§ Plotting code records

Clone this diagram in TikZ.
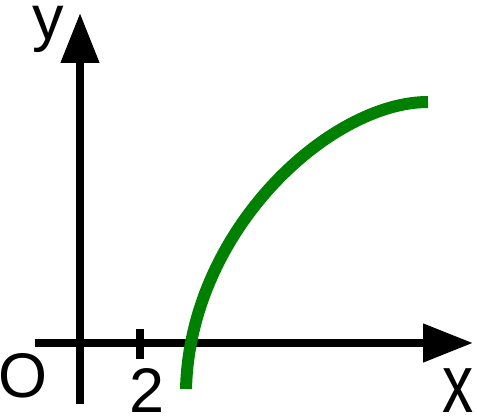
\documentclass[tikz,border=0pt]{standalone}
\usepackage{fontspec}
\setmainfont{Liberation Sans}
\usetikzlibrary{arrows.meta}
\definecolor{graphgreen}{HTML}{008000}

\begin{document}
\begin{tikzpicture}[x=1pt, y=-1pt,
  axis/.style={line width=8pt,-{Triangle[length=50pt,width=37pt]}},
  tick/.style={line width=8pt},
  lab/.style={inner sep=0pt,font=\fontsize{63}{63}\selectfont},
  graph/.style={line width=12pt,graphgreen}]

  \useasboundingbox (0,0) rectangle (477,419);

  % Axes
  \coordinate (xs) at (35,343);
  \coordinate (xe) at (473,343);
  \coordinate (ys) at (80,404);
  \coordinate (ye) at (80,13);
  \draw[axis] (xs) -- (xe);
  \draw[axis] (ys) -- (ye);

  % Tick
  \coordinate (tk1) at (140,329);
  \coordinate (tk2) at (140,359);
  \draw[tick] (tk1) -- (tk2);

  % Labels
  \node[lab] (orig) at (23.5,376) {O};
  \node[lab] (two) at (147,390.5) {2};
  \node[lab] (ylab) at (48,29) {y};
  \node[lab,font=\fontsize{83}{83}\selectfont] (xlab) at (458,390.5)
    {\scalebox{.75}[1]{x}};

  % Curve
  \coordinate (c0) at (186,389);
  \coordinate (c1) at (428,102);
  \draw[graph] (c0) .. controls (190,230) and (330,102) .. (c1);
\end{tikzpicture}
\end{document}
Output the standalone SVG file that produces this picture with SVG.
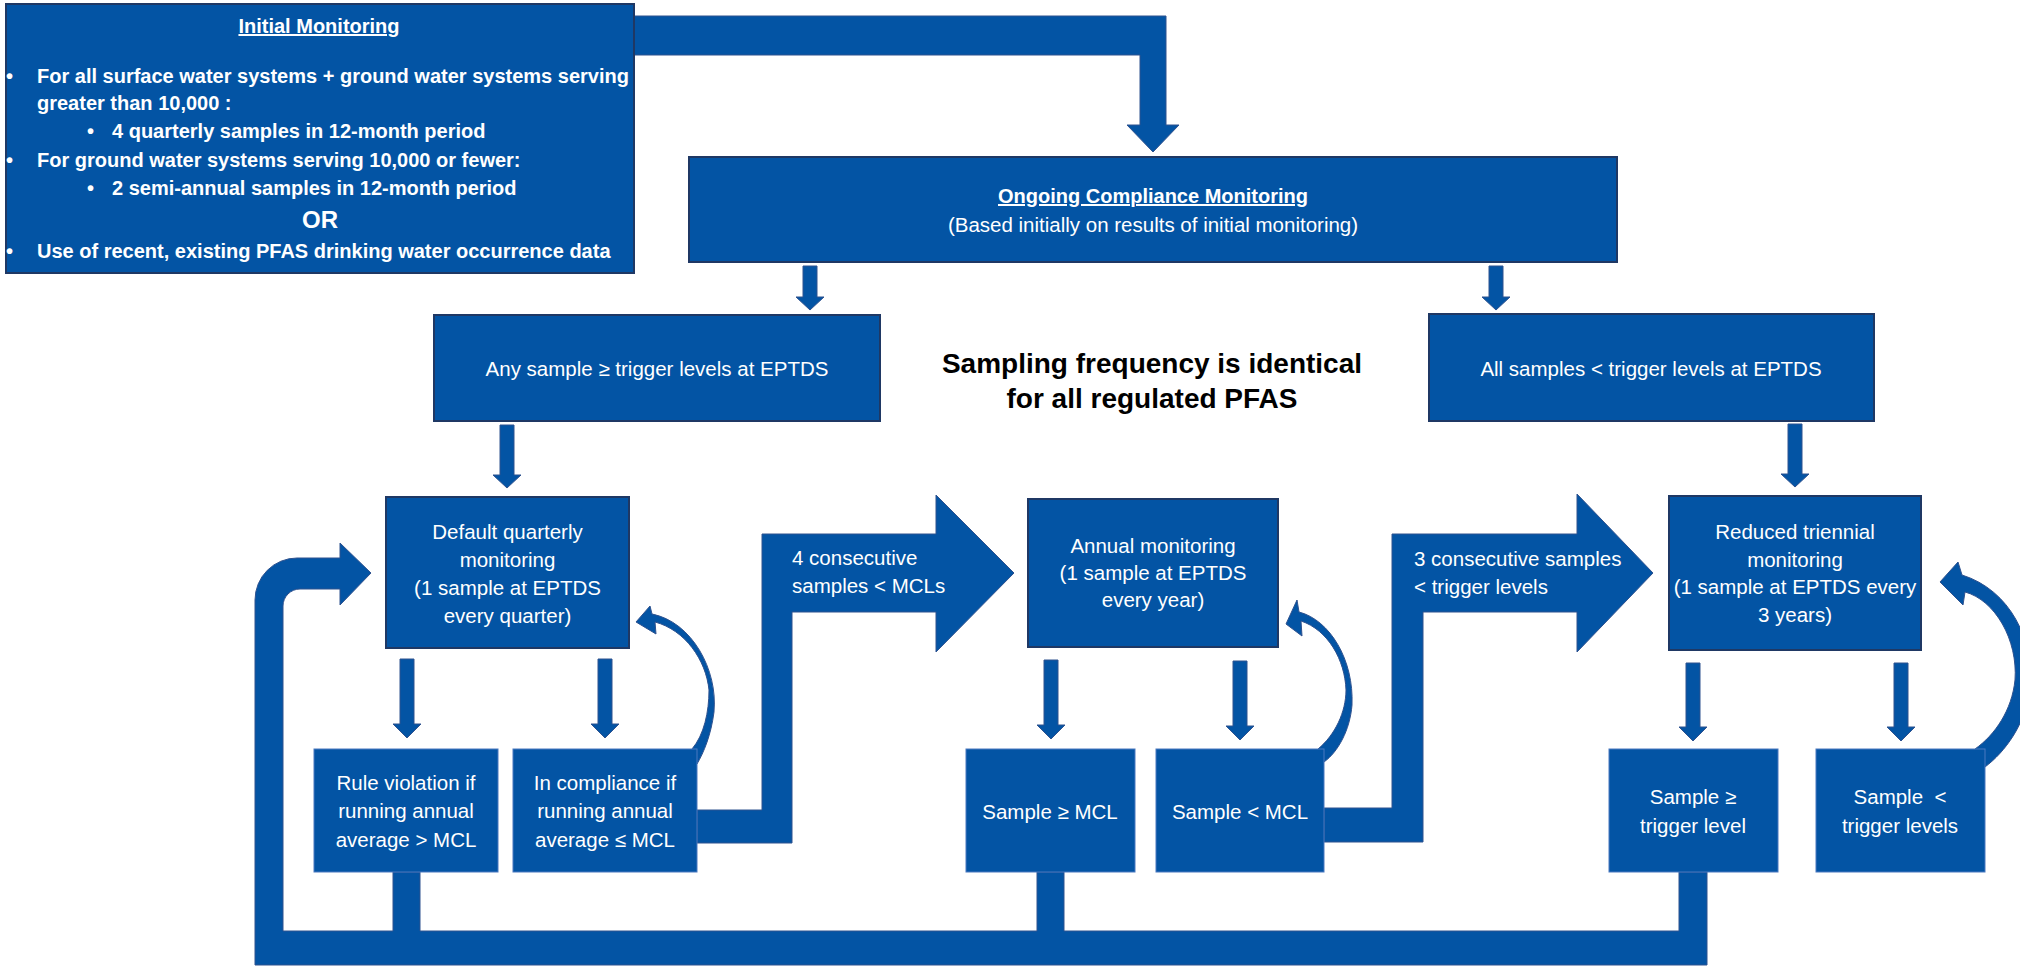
<svg xmlns="http://www.w3.org/2000/svg" width="2020" height="968" viewBox="0 0 2020 968">
<style>
  .box{fill:#0354A4;stroke:#1F3864;stroke-width:2}
  .sbox{fill:#0354A4;stroke:#4A78C0;stroke-width:1}
  .conn{fill:#0354A4;stroke:#2F528F;stroke-width:1}
  .t{font-family:'Liberation Sans',Arial,sans-serif;fill:#fff;font-size:20.5px}
  .c{text-anchor:middle}
  .b{font-weight:bold;font-size:20px}
  .u{text-decoration:underline}
  .title{font-family:'Liberation Sans',Arial,sans-serif;fill:#000;font-weight:bold;font-size:28px;text-anchor:middle}
</style>
<rect width="2020" height="968" fill="#fff"/>
<g id="connectors">
  <path class="conn" d="M634,16 L1166,16 L1166,125 L1179,125 L1153,152 L1127,125 L1140,125 L1140,55 L634,55 Z"/>
  <path class="conn" d="M803,266 L817,266 L817,297 L824,297 L810,310 L796,297 L803,297 Z"/>
  <path class="conn" d="M1489,266 L1503,266 L1503,297 L1510,297 L1496,310 L1482,297 L1489,297 Z"/>
  <path class="conn" d="M500,425 L514,425 L514,475 L521,475 L507,488 L493,475 L500,475 Z"/>
  <path class="conn" d="M1788,424 L1802,424 L1802,474 L1809,474 L1795,487 L1781,474 L1788,474 Z"/>
  <path class="conn" d="M400,659 L414,659 L414,724 L421,724 L407,738 L393,724 L400,724 Z"/>
  <path class="conn" d="M598,659 L612,659 L612,724 L619,724 L605,738 L591,724 L598,724 Z"/>
  <path class="conn" d="M1044,660 L1058,660 L1058,725 L1065,725 L1051,739 L1037,725 L1044,725 Z"/>
  <path class="conn" d="M1233,661 L1247,661 L1247,726 L1254,726 L1240,740 L1226,726 L1233,726 Z"/>
  <path class="conn" d="M1686,663 L1700,663 L1700,727 L1707,727 L1693,741 L1679,727 L1686,727 Z"/>
  <path class="conn" d="M1894,663 L1908,663 L1908,727 L1915,727 L1901,741 L1887,727 L1894,727 Z"/>
  <path class="conn" d="M762,534 L936,534 L936,495 L1014,573 L936,652 L936,612 L792,612 L792,843 L697,843 L697,810 L762,810 Z"/>
  <path class="conn" d="M1392,534 L1577,534 L1577,494 L1653,573 L1577,652 L1577,612 L1423,612 L1423,842 L1324,842 L1324,808 L1392,808 Z"/>
  <path class="conn" d="M255,965 L1707,965 L1707,872 L1679,872 L1679,931 L1064,931 L1064,872 L1037,872 L1037,931 L420,931 L420,872 L393,872 L393,931 L283,931 L283,606 A17,17 0 0 1 300,589 L340,589 L340,605 L371,573 L340,543 L340,558 L297,558 A42,42 0 0 0 255,600 Z"/>
  <path class="conn" d="M650,606 L652,614 C692,622 718,670 714,712 C711,735 704,752 697,764 L692,749 C704,735 709,712 709,690 C706,660 685,630 655,622 L656,634 L636,622 Z"/>
  <path class="conn" d="M1297,600 L1299,612 C1330,620 1354,660 1352,705 C1350,730 1338,752 1324,762 L1318,749 C1335,735 1346,712 1346,690 C1345,660 1328,630 1301,621 L1302,636 L1286,624 Z"/>
  <path class="conn" d="M1958,562 L1962,575 C2010,590 2035,640 2030,690 C2025,725 2005,752 1985,767 L1975,749 C1995,735 2012,710 2015,680 C2018,640 1995,600 1965,592 L1963,605 L1940,582 Z"/>
</g>
<g id="initial">
  <rect class="box" x="6" y="4" width="628" height="269"/>
  <text class="t b c u" x="319" y="33">Initial Monitoring</text>
  <text class="t b" x="6" y="83">•</text>
  <text class="t b" x="37" y="83">For all surface water systems + ground water systems serving</text>
  <text class="t b" x="37" y="110">greater than 10,000 :</text>
  <text class="t b" x="87" y="138">•</text>
  <text class="t b" x="112" y="138">4 quarterly samples in 12-month period</text>
  <text class="t b" x="6" y="167">•</text>
  <text class="t b" x="37" y="167">For ground water systems serving 10,000 or fewer:</text>
  <text class="t b" x="87" y="195">•</text>
  <text class="t b" x="112" y="195">2 semi-annual samples in 12-month period</text>
  <text class="t b c" x="320" y="228" style="font-size:24px">OR</text>
  <text class="t b" x="6" y="258">•</text>
  <text class="t b" x="37" y="258">Use of recent, existing PFAS drinking water occurrence data</text>
</g>
<g id="ongoing">
  <rect class="box" x="689" y="157" width="928" height="105"/>
  <text class="t b c u" x="1153" y="203">Ongoing Compliance Monitoring</text>
  <text class="t c" x="1153" y="232">(Based initially on results of initial monitoring)</text>
</g>
<g id="any-sample">
  <rect class="box" x="434" y="315" width="446" height="106"/>
  <text class="t c" x="657" y="376">Any sample ≥ trigger levels at EPTDS</text>
</g>
<g id="all-samples">
  <rect class="box" x="1429" y="314" width="445" height="107"/>
  <text class="t c" x="1651" y="376">All samples &lt; trigger levels at EPTDS</text>
</g>
<g id="note">
  <text class="title" x="1152" y="373">Sampling frequency is identical</text>
  <text class="title" x="1152" y="408">for all regulated PFAS</text>
</g>
<g id="default-quarterly">
  <rect class="box" x="386" y="497" width="243" height="151"/>
  <text class="t c" x="507.5" y="539">Default quarterly</text>
  <text class="t c" x="507.5" y="567">monitoring</text>
  <text class="t c" x="507.5" y="595">(1 sample at EPTDS</text>
  <text class="t c" x="507.5" y="623">every quarter)</text>
</g>
<g id="annual">
  <rect class="box" x="1028" y="499" width="250" height="148"/>
  <text class="t c" x="1153" y="553">Annual monitoring</text>
  <text class="t c" x="1153" y="580">(1 sample at EPTDS</text>
  <text class="t c" x="1153" y="607">every year)</text>
</g>
<g id="triennial">
  <rect class="box" x="1669" y="496" width="252" height="154"/>
  <text class="t c" x="1795" y="539">Reduced triennial</text>
  <text class="t c" x="1795" y="567">monitoring</text>
  <text class="t c" x="1795" y="594">(1 sample at EPTDS every</text>
  <text class="t c" x="1795" y="622">3 years)</text>
</g>
<g id="label-4-consecutive">
  <text class="t" x="792" y="565">4 consecutive</text>
  <text class="t" x="792" y="593">samples &lt; MCLs</text>
</g>
<g id="label-3-consecutive">
  <text class="t" x="1414" y="566">3 consecutive samples</text>
  <text class="t" x="1414" y="594">&lt; trigger levels</text>
</g>
<g id="rule-violation">
  <rect class="sbox" x="314" y="749" width="184" height="123"/>
  <text class="t c" x="406" y="790">Rule violation if</text>
  <text class="t c" x="406" y="818">running annual</text>
  <text class="t c" x="406" y="847">average &gt; MCL</text>
</g>
<g id="in-compliance">
  <rect class="sbox" x="513" y="749" width="184" height="123"/>
  <text class="t c" x="605" y="790">In compliance if</text>
  <text class="t c" x="605" y="818">running annual</text>
  <text class="t c" x="605" y="847">average ≤ MCL</text>
</g>
<g id="sample-ge-mcl">
  <rect class="sbox" x="966" y="749" width="169" height="123"/>
  <text class="t c" x="1050" y="819">Sample ≥ MCL</text>
</g>
<g id="sample-lt-mcl">
  <rect class="sbox" x="1156" y="749" width="168" height="123"/>
  <text class="t c" x="1240" y="819">Sample &lt; MCL</text>
</g>
<g id="sample-ge-trigger">
  <rect class="sbox" x="1609" y="749" width="169" height="123"/>
  <text class="t c" x="1693" y="804">Sample ≥</text>
  <text class="t c" x="1693" y="833">trigger level</text>
</g>
<g id="sample-lt-trigger">
  <rect class="sbox" x="1816" y="749" width="169" height="123"/>
  <text class="t c" x="1900" y="804" xml:space="preserve">Sample  &lt;</text>
  <text class="t c" x="1900" y="833">trigger levels</text>
</g>
</svg>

§ WHAT IS REQUIRED
Copy nothing but the lines from the first one in the listing through the line with "(tk1) -- (tk2);", and omit the pictures.

§ WRITTEN ANSWER
Clone this diagram in TikZ.
\documentclass[tikz,border=0pt]{standalone}
\usepackage{fontspec}
\setmainfont{Liberation Sans}
\usetikzlibrary{arrows.meta}
\definecolor{graphgreen}{HTML}{008000}

\begin{document}
\begin{tikzpicture}[x=1pt, y=-1pt,
  axis/.style={line width=8pt,-{Triangle[length=50pt,width=37pt]}},
  tick/.style={line width=8pt},
  lab/.style={inner sep=0pt,font=\fontsize{63}{63}\selectfont},
  graph/.style={line width=12pt,graphgreen}]

  \useasboundingbox (0,0) rectangle (477,419);

  % Axes
  \coordinate (xs) at (35,343);
  \coordinate (xe) at (473,343);
  \coordinate (ys) at (80,404);
  \coordinate (ye) at (80,13);
  \draw[axis] (xs) -- (xe);
  \draw[axis] (ys) -- (ye);

  % Tick
  \coordinate (tk1) at (140,329);
  \coordinate (tk2) at (140,359);
  \draw[tick] (tk1) -- (tk2);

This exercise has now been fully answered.